Die rechtsextreme NPD konnte bislang nicht richtig Fuß fassen in Brandenburg, dafür wächst jedoch die Neonazi-Szene außerhalb von Parteistrukturen. Diese Entwicklung sei Besorgnis erregend, warnten Innenminister Dietmar Woidke (SPD) und Verfassungsschutzchefin Winfriede Schreiber am Donnerstag in Potsdam. Beide stellten den Verfassungsschutzbericht 2011 vor.
Weniger NPD-Mitglieder, mehr Neonazis
Demnach sank die Zahl der NPD-Mitglieder im Jahr 2011 im Vergleich zu 2010 um 20 auf 350. Die Übernahme der einst 150 Mitglieder der rechtsextremen DVU sei praktisch gescheitert, sagte Schreiber. Dabei habe die NPD heftig um die ehemaligen DVU-Leute geworben. Übergetreten seien nur wenige.
Dafür stieg laut Schreiber die Zahl der Neonazis um 30 auf 410. Die Zahl der Neonazi-Gruppen erhöhte sich um eine auf neun. Nach Angaben von Schreiber zeigen Neonazis eine „eindeutige Wesensverwandtschaft“ zur früheren NSDAP. Der Schwerpunkt der Aktivitäten liege im Süden Brandenburgs. Dort macht vor allem der „Widerstand Südbrandenburg“ verstärkt auf sich aufmerksam. Mit seinen Kampagnen „Volkstod“ und „Werde unsterblich“ seien unangemeldete Aufmärsche und ideologische Schulungen verbunden.
Neu ist laut Schreiber die Verbindung zwischen Rechtsextremismus und Kampfsport. Dieses neue gesellschaftliche Phänomen sei eine Herausforderung für die Zivilgesellschaft. Der brandenburgische Verfassungsschutz habe das Thema als erste Länderbehörde in seinem Bericht aufgegriffen und informiere bereits Sportvereine über den Trend. Zwei Neonazis seien im Jahr 2011 von Sportvereinen ausgeschlossen worden.
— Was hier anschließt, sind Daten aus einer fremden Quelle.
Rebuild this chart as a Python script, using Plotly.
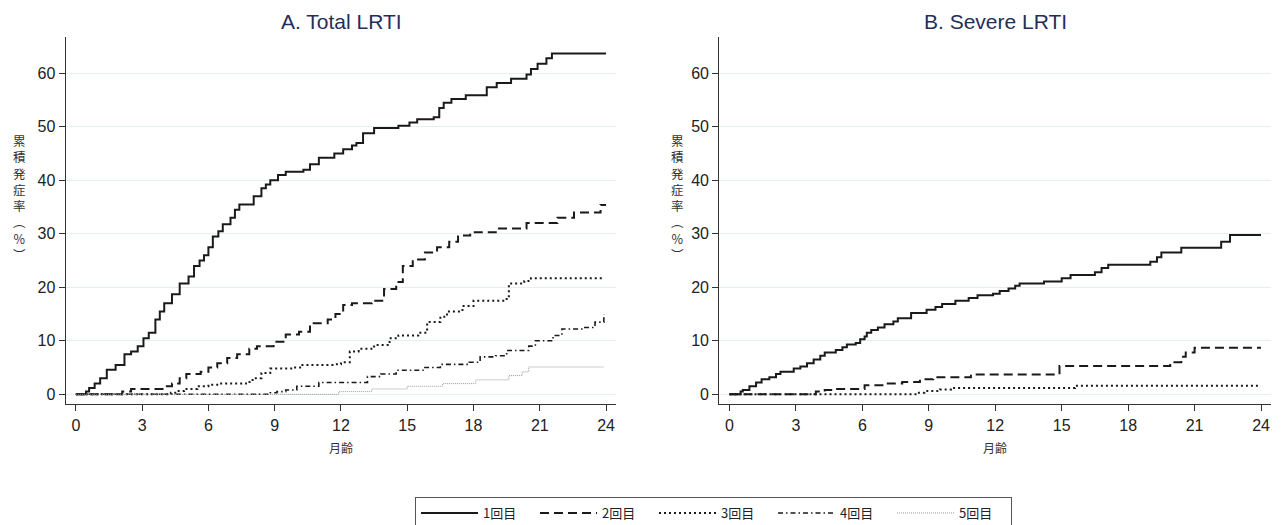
import plotly.graph_objects as go

# ---------------- data ----------------
months_ticks = [0, 3, 6, 9, 12, 15, 18, 21, 24]
pct_ticks = [0, 10, 20, 30, 40, 50, 60]
series_names = ["1回目", "2回目", "3回目", "4回目", "5回目"]
panel_titles = ["A. Total LRTI", "B. Severe LRTI"]
x_title = "月齢"
y_title = "累積発症率（%）"

# Panel A: Total LRTI
a1_x = [0, 0.46, 0.6, 0.85, 1.1, 1.4, 1.8, 2.2, 2.5, 2.8, 3.06, 3.3, 3.6, 3.8, 4.0, 4.35, 4.7, 5.1, 5.35, 5.6,
        5.8, 6.0, 6.2, 6.45, 6.65, 7.0, 7.2, 7.4, 8.05, 8.4, 8.6, 8.8, 9.15, 9.5, 10.3, 10.6, 11.0, 11.7, 12.1, 12.5,
        12.7, 13.0, 13.5, 14.6, 15.1, 15.45, 16.2, 16.45, 16.65, 17.0, 17.65, 18.6, 19.05, 19.7, 20.4, 20.6, 20.9,
        21.3, 21.55, 24.0]
a1_y = [0, 0.5, 1.2, 2.0, 3.0, 4.6, 5.5, 7.5, 8.0, 9.0, 10.5, 11.5, 14.0, 15.5, 17.0, 18.7, 20.7, 22.0, 24.0, 25.0,
        26.0, 27.5, 29.5, 30.5, 31.8, 33.0, 34.5, 35.5, 37.0, 38.5, 39.2, 40.0, 41.0, 41.6, 42.0, 43.0, 44.2, 45.0,
        45.8, 46.5, 47.0, 48.8, 49.8, 50.2, 50.8, 51.4, 51.8, 53.5, 54.5, 55.2, 55.9, 57.4, 58.2, 59.0, 59.8, 60.8,
        61.8, 62.8, 63.7, 63.7]

a2_x = [0, 2.1, 2.5, 4.0, 4.35, 4.7, 5.0, 5.65, 6.0, 6.4, 6.85, 7.3, 7.85, 8.2, 8.95, 9.5, 10.1, 10.6, 11.4, 11.75,
        12.1, 12.5, 13.4, 13.95, 14.5, 14.8, 15.25, 15.8, 16.35, 16.9, 17.3, 17.85, 19.1, 20.4, 21.8, 22.55, 23.75, 24.0]
a2_y = [0, 0.5, 1.0, 1.5, 2.0, 3.0, 3.8, 4.2, 5.0, 5.8, 6.8, 7.5, 8.5, 9.0, 9.8, 11.2, 11.7, 13.3, 14.0, 15.0,
        16.7, 17.0, 17.5, 19.7, 21.0, 24.0, 25.2, 26.5, 27.5, 28.5, 29.7, 30.3, 31.0, 32.0, 33.0, 34.0, 35.4, 35.4]

a3_x = [0, 4.3, 4.6, 4.9, 5.5, 6.0, 6.5, 7.7, 8.0, 8.4, 8.8, 9.8, 10.2, 11.7, 12.0, 12.4, 12.8, 13.5, 14.2, 14.6,
        15.5, 15.9, 16.5, 16.8, 17.5, 18.0, 19.5, 19.6, 20.3, 20.6, 23.9]
a3_y = [0, 0.3, 0.6, 1.0, 1.5, 1.8, 2.0, 2.3, 3.0, 4.0, 4.8, 5.0, 5.5, 5.6, 6.0, 8.0, 8.5, 9.2, 10.5, 11.0,
        11.5, 13.5, 14.5, 15.5, 16.5, 17.5, 17.8, 20.7, 21.2, 21.7, 21.7]

a4_x = [0, 8.8, 9.1, 9.5, 10.0, 11.0, 13.2, 13.8, 14.5, 15.8, 16.5, 17.8, 18.3, 19.0, 19.5, 20.5, 20.8, 21.6,
        22.0, 23.0, 23.5, 23.9]
a4_y = [0, 0.3, 0.5, 0.8, 1.5, 2.2, 3.3, 3.8, 4.5, 5.0, 5.6, 6.0, 7.0, 7.2, 8.2, 9.0, 10.0, 11.0, 12.2, 12.5,
        13.5, 15.0]

a5_x = [0, 11.9, 13.4, 15.0, 16.6, 18.1, 19.6, 20.2, 20.5, 23.9]
a5_y = [0, 0.5, 1.0, 1.5, 2.0, 2.7, 3.5, 4.2, 5.1, 5.1]

# Panel B: Severe LRTI
b1_x = [0, 0.5, 0.6, 0.9, 1.2, 1.45, 1.8, 2.1, 2.3, 2.9, 3.2, 3.5, 3.8, 4.1, 4.3, 4.8, 5.1, 5.3, 5.7, 5.9,
        6.1, 6.2, 6.4, 6.7, 7.0, 7.4, 7.6, 8.2, 8.9, 9.3, 9.6, 10.2, 10.8, 11.2, 11.9, 12.2, 12.6, 12.9, 13.1, 14.2,
        15.0, 15.4, 16.5, 16.8, 17.1, 19.0, 19.3, 19.5, 20.4, 22.2, 22.6, 24.0]
b1_y = [0, 0.5, 0.8, 1.5, 2.2, 2.8, 3.2, 3.8, 4.2, 4.8, 5.2, 5.8, 6.5, 7.2, 7.8, 8.3, 8.8, 9.3, 9.6, 10.3,
        10.8, 11.5, 12.0, 12.5, 13.1, 13.6, 14.2, 15.2, 15.8, 16.3, 16.9, 17.5, 18.0, 18.5, 18.8, 19.3, 19.8, 20.3,
        20.7, 21.1, 21.7, 22.3, 22.8, 23.6, 24.2, 24.8, 25.6, 26.5, 27.4, 28.5, 29.8, 29.8]

b2_x = [0, 3.9, 4.3, 4.8, 6.1, 7.0, 7.8, 8.6, 9.2, 10.9, 14.9, 19.9, 20.4, 20.6, 21.0, 24.0]
b2_y = [0, 0.5, 0.8, 1.0, 1.7, 2.0, 2.3, 2.8, 3.2, 3.7, 5.3, 6.0, 7.0, 7.8, 8.7, 8.7]

b3_x = [0, 8.5, 8.8, 9.5, 10.0, 15.6, 24.0]
b3_y = [0, 0.3, 0.6, 0.9, 1.2, 1.6, 1.6]

# ---------------- styling ----------------
W, H = 1282, 525
OFF = 8  # page body margin in the browser
INK = "#1a1a1a"
line_styles = [
    dict(color=INK, width=2, dash="solid"),
    dict(color=INK, width=2, dash="9px,5px"),
    dict(color=INK, width=2, dash="2px,3px"),
    dict(color=INK, width=1.6, dash="5px,3px,1.5px,3px"),
    dict(color="#9a9a9a", width=1, dash="1px,1px"),
]

panel_a = [(a1_x, a1_y), (a2_x, a2_y), (a3_x, a3_y), (a4_x, a4_y), (a5_x, a5_y)]
panel_b = [(b1_x, b1_y), (b2_x, b2_y), (b3_x, b3_y)]

fig = go.Figure()
for i, (xs, ys) in enumerate(panel_a):
    fig.add_trace(go.Scatter(x=xs, y=ys, mode="lines", line_shape="hv", name=series_names[i],
                             line=line_styles[i], xaxis="x", yaxis="y", showlegend=True))
for i, (xs, ys) in enumerate(panel_b):
    fig.add_trace(go.Scatter(x=xs, y=ys, mode="lines", line_shape="hv", name=series_names[i],
                             line=line_styles[i], xaxis="x2", yaxis="y2", showlegend=False))

def px_x(p):
    return (p - OFF) / W

def px_y(p):
    return 1 - (p - OFF) / H

tick_font = dict(family="Liberation Sans Narrow, Liberation Sans, Arial", size=16, color="#222")
xa = dict(range=[-0.46, 24.45], tickvals=months_ticks, ticks="outside", ticklen=6, tickwidth=1,
          tickcolor="#333", showline=True, linecolor="#333", linewidth=1.3, showgrid=False, zeroline=False,
          tickfont=tick_font, fixedrange=True)
ya = dict(range=[-1.87, 66.85], tickvals=pct_ticks, ticks="outside", ticklen=6, tickwidth=1,
          tickcolor="#333", showline=True, linecolor="#333", linewidth=1.3, showgrid=True,
          gridcolor="#e4efef", gridwidth=1.3, zeroline=False, tickfont=tick_font, fixedrange=True)

ydom = [px_y(404.3), px_y(36.7)]
fig.update_layout(
    width=W, height=H,
    margin=dict(l=0, r=0, t=0, b=0, autoexpand=False),
    paper_bgcolor="white", plot_bgcolor="white",
    xaxis=dict(xa, domain=[px_x(65.7), px_x(616)], anchor="y"),
    yaxis=dict(ya, domain=ydom, anchor="x"),
    xaxis2=dict(xa, domain=[px_x(719.3), px_x(1271)], anchor="y2"),
    yaxis2=dict(ya, domain=ydom, anchor="x2"),
    showlegend=True,
    legend=dict(orientation="h", x=px_x(415), xanchor="left", y=px_y(497), yanchor="top",
                bordercolor="#555", borderwidth=1, bgcolor="white",
                font=dict(family="Noto Sans CJK JP", size=13, color="#222"),
                itemwidth=57, entrywidth=47, entrywidthmode="pixels", tracegroupgap=0),
)

title_font = dict(family="Liberation Sans, Arial", size=21, color="#1f2f5a")
annos = []
for cx, t in [(341, panel_titles[0]), (995, panel_titles[1])]:
    annos.append(dict(x=px_x(cx), y=px_y(22), xref="paper", yref="paper", text=t, showarrow=False,
                      xanchor="center", yanchor="middle", font=title_font))
for cx in [341, 995]:
    annos.append(dict(x=px_x(cx), y=px_y(447), xref="paper", yref="paper", text=x_title, showarrow=False,
                      xanchor="center", yanchor="middle",
                      font=dict(family="Noto Sans CJK JP", size=12, color="#333")))
# stacked vertical y-axis title (upright characters, vertical brackets)
vert_chars = []
for ch in y_title:
    if ch == "（":
        vert_chars.append("︵")
    elif ch == "）":
        vert_chars.append("︶")
    else:
        vert_chars.append(ch)
vert_text = "<br>".join(vert_chars)
for cx in [19, 677]:
    annos.append(dict(x=px_x(cx), y=px_y(197), xref="paper", yref="paper", text=vert_text, showarrow=False,
                      xanchor="center", yanchor="middle",
                      font=dict(family="Noto Sans CJK JP", size=12.5, color="#333")))
fig.update_layout(annotations=annos)

fig.write_html("out.html")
Körperkult und Agitation beim Kickboxen
Besonders beliebt bei den Rechtsextremisten ist das Kickboxen. Das Netzwerk „Widerstand Südbrandenburg“ organisiert „Nationale Kampfsportturniere“. Bekannt ist dem Verfassungsschutz auch die in Lübben gegründete „Northsidecrew“, die sich als „nationale Kampfsportvereinigung“ versteht. Die Mitglieder haben dem Bericht zufolge enge Kontakte zu Hooligans in Cottbus. Als „erschreckend“ bezeichnen die Verfassungsschützer die von der „Northsidecrew“ beabsichtigte Nähe zur früheren SA. So erinnere das Wappen mit zwei Dolchen an die Bewaffnung der SA.
Schreiber sprach angesichts des neuen Trends von einer „gefährlichen Entwicklung“. Es bilde sich ein rechtsextremistisches Kampfsportmilieu heraus. „Die Neonazis wollen sich selbst zur Waffe formen und diese dann auch einsetzen.“ Die Szene werde aggressiver.
Doch den Rechtsextremisten gehe es nicht nur um Körperkult. Bei den Kämpfen trügen sie auch öffentlichkeitswirksam ihre Gesinnung zur Schau. So sei der bekannte Rechtsextremist Markus Walzuck bei einem Kickbox-Kampf im südbrandenburgischen Lauchhammer bei rechtsextremistischer Hassmusik in den Ring gestiegen. Die Kämpfe würden als Plattform für die Agitation genutzt. Die Eröffnungsrede eines Kampfes gleiche einer Kampfansage an den demokratischen Rechtsstaat.
Zudem verdienen die Neonazis dem Bericht zufolge Geld mit dem Kampfsport. Neben Ein- und Antrittsgeldern bei Turnieren kassieren sie auch für bedruckte Shirts oder Videos von inszenierten Kämpfen.